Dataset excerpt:
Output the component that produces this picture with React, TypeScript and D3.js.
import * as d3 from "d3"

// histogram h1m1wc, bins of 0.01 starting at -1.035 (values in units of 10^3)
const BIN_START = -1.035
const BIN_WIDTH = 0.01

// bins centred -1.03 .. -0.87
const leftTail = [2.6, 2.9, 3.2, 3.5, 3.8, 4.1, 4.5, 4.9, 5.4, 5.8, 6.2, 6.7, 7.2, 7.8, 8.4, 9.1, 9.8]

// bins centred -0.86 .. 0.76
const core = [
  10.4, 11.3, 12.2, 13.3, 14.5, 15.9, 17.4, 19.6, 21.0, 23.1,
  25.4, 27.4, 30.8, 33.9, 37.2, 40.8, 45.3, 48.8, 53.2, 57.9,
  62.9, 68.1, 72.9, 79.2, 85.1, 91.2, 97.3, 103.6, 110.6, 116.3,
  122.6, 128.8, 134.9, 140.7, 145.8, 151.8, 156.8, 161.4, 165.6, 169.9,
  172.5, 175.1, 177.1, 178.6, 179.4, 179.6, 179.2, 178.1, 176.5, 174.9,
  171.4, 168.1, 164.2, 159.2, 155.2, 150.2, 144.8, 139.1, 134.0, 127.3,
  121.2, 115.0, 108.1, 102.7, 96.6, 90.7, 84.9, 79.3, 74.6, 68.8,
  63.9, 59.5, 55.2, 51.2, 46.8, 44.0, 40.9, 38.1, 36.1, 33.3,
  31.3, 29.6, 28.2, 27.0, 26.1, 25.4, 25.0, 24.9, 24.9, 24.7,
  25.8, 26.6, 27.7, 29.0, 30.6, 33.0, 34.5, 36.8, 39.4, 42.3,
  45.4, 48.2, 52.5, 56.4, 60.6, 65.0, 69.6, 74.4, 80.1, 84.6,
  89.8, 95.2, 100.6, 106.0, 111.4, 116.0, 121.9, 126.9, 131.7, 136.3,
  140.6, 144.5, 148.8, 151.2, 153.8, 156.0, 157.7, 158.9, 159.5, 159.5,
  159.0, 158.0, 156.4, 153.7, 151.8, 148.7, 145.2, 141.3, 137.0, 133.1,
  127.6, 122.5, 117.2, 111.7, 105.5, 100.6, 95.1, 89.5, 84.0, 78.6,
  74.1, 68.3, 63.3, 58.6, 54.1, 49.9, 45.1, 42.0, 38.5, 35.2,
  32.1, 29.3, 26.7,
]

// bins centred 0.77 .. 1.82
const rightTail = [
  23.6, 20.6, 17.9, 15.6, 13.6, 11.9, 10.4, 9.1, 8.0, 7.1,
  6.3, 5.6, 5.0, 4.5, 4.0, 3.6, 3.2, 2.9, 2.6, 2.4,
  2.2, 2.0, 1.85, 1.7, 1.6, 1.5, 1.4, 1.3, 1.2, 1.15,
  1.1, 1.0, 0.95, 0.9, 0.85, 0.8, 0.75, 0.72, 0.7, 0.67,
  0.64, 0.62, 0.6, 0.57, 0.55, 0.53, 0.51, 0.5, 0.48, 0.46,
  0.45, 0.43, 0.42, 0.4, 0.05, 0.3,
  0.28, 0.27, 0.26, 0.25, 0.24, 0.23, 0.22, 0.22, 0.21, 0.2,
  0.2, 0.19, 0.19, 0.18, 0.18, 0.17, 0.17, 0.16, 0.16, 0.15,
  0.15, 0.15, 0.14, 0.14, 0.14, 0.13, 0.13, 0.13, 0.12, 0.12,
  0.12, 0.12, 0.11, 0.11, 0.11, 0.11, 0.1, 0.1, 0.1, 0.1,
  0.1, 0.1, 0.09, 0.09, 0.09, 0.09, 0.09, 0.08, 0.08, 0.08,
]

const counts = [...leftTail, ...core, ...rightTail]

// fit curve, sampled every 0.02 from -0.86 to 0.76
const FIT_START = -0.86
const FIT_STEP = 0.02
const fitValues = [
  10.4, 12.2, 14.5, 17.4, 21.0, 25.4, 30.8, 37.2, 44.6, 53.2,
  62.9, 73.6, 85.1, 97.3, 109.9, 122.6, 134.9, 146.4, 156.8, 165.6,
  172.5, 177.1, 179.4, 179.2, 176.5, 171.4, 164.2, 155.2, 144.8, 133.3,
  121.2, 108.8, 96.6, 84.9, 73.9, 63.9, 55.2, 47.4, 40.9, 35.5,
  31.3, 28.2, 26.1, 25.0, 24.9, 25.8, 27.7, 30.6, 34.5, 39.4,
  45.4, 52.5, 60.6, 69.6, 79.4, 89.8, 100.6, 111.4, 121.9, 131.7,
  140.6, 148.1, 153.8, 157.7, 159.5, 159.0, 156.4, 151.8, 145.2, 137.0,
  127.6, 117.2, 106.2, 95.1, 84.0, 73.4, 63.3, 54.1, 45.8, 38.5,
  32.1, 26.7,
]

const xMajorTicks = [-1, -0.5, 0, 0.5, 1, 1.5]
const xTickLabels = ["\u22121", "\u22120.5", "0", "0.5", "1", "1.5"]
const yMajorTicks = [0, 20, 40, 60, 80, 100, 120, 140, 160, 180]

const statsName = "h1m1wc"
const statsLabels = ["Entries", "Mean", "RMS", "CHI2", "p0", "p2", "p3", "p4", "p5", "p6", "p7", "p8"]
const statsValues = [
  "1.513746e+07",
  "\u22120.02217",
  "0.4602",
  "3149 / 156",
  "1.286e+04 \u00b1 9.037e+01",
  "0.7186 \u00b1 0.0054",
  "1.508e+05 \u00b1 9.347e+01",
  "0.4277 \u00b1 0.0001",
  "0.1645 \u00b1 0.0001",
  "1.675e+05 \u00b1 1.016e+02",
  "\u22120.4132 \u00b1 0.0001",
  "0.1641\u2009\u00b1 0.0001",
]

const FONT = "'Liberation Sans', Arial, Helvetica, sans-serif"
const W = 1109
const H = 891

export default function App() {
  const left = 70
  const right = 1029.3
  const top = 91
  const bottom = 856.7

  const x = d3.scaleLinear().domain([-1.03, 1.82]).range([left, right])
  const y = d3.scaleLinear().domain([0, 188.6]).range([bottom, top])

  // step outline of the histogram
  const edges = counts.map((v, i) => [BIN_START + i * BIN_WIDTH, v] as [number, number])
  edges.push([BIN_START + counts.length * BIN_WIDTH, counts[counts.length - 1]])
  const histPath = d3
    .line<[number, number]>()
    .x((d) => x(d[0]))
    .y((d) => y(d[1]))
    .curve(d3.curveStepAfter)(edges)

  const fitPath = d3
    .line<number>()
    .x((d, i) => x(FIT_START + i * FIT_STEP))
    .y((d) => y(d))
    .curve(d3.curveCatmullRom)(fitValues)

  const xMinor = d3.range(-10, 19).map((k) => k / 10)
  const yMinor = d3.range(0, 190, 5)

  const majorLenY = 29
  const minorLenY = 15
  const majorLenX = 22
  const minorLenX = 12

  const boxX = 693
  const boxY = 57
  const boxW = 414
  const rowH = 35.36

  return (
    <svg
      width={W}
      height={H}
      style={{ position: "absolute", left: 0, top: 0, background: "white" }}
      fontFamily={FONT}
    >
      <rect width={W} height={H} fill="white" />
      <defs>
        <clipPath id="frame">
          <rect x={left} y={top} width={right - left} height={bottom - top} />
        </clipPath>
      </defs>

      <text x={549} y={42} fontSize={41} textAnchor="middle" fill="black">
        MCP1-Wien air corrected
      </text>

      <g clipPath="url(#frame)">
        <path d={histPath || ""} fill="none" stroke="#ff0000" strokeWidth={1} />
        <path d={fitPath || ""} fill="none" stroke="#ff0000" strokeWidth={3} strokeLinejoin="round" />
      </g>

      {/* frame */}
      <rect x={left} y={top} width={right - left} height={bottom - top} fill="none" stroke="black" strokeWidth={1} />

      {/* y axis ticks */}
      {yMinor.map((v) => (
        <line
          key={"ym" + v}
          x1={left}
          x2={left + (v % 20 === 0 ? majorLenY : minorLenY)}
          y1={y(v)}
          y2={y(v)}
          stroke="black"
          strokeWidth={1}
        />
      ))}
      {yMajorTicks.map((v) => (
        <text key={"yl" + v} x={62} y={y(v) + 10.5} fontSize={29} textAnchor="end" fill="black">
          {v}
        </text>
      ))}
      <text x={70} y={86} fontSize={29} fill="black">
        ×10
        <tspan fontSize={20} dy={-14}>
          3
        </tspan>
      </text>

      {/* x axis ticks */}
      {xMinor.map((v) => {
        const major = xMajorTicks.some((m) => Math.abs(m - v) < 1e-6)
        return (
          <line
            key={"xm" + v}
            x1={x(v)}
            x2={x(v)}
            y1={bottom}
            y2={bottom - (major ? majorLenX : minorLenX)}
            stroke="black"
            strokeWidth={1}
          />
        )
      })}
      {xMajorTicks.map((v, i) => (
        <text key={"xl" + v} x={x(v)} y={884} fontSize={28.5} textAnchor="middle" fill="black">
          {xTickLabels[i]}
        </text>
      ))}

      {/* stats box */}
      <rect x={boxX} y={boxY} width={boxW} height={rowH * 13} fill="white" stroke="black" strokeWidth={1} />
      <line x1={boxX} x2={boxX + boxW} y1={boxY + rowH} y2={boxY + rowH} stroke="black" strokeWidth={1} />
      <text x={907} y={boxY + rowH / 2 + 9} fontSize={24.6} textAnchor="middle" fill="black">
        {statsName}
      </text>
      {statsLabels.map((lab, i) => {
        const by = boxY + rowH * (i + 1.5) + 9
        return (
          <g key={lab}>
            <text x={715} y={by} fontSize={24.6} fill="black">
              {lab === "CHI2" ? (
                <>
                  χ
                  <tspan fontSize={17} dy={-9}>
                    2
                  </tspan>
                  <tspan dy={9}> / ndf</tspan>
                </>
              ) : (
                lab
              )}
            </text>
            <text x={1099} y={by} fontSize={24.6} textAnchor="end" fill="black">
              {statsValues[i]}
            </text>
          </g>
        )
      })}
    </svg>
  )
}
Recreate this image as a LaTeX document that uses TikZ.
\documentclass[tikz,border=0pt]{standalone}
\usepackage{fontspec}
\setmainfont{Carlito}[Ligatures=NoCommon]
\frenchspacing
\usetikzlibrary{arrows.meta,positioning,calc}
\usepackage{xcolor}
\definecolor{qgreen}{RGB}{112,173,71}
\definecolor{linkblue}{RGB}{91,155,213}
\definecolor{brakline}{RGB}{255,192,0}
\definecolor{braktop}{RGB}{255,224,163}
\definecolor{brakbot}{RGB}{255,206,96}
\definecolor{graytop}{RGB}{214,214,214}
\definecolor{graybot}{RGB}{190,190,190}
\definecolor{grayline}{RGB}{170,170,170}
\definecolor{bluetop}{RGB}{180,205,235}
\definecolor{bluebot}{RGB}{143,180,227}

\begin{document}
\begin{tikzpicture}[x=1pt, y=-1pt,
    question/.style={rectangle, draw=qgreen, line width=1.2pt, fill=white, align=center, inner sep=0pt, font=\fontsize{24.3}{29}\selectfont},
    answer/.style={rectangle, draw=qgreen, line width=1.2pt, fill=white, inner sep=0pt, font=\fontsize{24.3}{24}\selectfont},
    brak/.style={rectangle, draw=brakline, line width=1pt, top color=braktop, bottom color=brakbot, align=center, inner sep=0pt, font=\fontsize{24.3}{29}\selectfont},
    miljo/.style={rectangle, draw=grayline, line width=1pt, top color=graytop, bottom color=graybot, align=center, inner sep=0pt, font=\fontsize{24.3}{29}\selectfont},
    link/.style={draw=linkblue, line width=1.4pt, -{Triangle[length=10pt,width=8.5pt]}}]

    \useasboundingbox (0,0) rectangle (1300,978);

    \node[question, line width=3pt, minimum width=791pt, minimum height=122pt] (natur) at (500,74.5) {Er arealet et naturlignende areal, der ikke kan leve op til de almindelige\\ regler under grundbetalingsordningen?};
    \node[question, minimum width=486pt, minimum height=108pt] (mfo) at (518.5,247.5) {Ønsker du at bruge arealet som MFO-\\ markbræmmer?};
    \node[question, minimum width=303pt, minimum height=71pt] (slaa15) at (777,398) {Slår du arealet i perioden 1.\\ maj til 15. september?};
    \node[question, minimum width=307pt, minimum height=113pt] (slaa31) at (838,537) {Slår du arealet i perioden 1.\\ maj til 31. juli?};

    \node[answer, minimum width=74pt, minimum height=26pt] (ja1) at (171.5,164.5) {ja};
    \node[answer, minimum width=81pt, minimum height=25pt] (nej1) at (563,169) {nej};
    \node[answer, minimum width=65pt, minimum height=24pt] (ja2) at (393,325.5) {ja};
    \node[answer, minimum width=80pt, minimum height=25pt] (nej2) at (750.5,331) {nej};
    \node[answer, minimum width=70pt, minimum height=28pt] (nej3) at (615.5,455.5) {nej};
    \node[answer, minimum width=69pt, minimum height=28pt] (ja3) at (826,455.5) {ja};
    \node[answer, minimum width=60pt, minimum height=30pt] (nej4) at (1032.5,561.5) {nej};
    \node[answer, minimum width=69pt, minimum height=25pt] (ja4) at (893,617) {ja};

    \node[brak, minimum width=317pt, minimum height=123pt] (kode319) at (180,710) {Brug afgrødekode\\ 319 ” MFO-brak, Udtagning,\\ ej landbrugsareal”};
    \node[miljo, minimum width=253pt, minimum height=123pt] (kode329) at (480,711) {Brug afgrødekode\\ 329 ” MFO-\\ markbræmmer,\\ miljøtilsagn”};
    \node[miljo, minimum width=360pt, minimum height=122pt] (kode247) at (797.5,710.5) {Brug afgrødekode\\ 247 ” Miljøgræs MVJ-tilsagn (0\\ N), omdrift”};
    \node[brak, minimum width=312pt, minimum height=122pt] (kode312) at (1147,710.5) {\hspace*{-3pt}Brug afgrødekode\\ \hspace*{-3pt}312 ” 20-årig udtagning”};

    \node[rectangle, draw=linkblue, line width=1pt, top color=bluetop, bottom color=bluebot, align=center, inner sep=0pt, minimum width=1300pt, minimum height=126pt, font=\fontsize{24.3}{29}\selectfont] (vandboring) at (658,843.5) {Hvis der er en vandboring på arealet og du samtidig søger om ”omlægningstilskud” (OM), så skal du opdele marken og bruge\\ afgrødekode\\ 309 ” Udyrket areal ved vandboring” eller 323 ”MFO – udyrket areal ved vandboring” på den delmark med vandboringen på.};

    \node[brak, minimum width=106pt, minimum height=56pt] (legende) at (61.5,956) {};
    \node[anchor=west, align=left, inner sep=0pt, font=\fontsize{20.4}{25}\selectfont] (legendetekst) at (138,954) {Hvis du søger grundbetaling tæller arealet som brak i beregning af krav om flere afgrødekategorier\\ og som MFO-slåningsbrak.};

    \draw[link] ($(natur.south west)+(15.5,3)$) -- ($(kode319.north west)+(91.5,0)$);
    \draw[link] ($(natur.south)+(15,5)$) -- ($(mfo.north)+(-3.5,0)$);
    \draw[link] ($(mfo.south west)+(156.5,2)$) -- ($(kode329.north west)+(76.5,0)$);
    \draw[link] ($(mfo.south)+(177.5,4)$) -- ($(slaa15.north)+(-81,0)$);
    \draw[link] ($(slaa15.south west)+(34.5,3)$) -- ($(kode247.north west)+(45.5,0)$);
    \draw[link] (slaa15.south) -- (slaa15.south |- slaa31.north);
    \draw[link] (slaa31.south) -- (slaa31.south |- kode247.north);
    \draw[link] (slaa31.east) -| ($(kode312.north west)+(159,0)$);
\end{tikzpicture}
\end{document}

**Set task:**
Return exactly the opening lines of the listing above, ending with the line that has "const BIN_WIDTH = 0.01".

**Response to the task:**
Output the component that produces this picture with React, TypeScript and D3.js.
import * as d3 from "d3"

// histogram h1m1wc, bins of 0.01 starting at -1.035 (values in units of 10^3)
const BIN_START = -1.035
const BIN_WIDTH = 0.01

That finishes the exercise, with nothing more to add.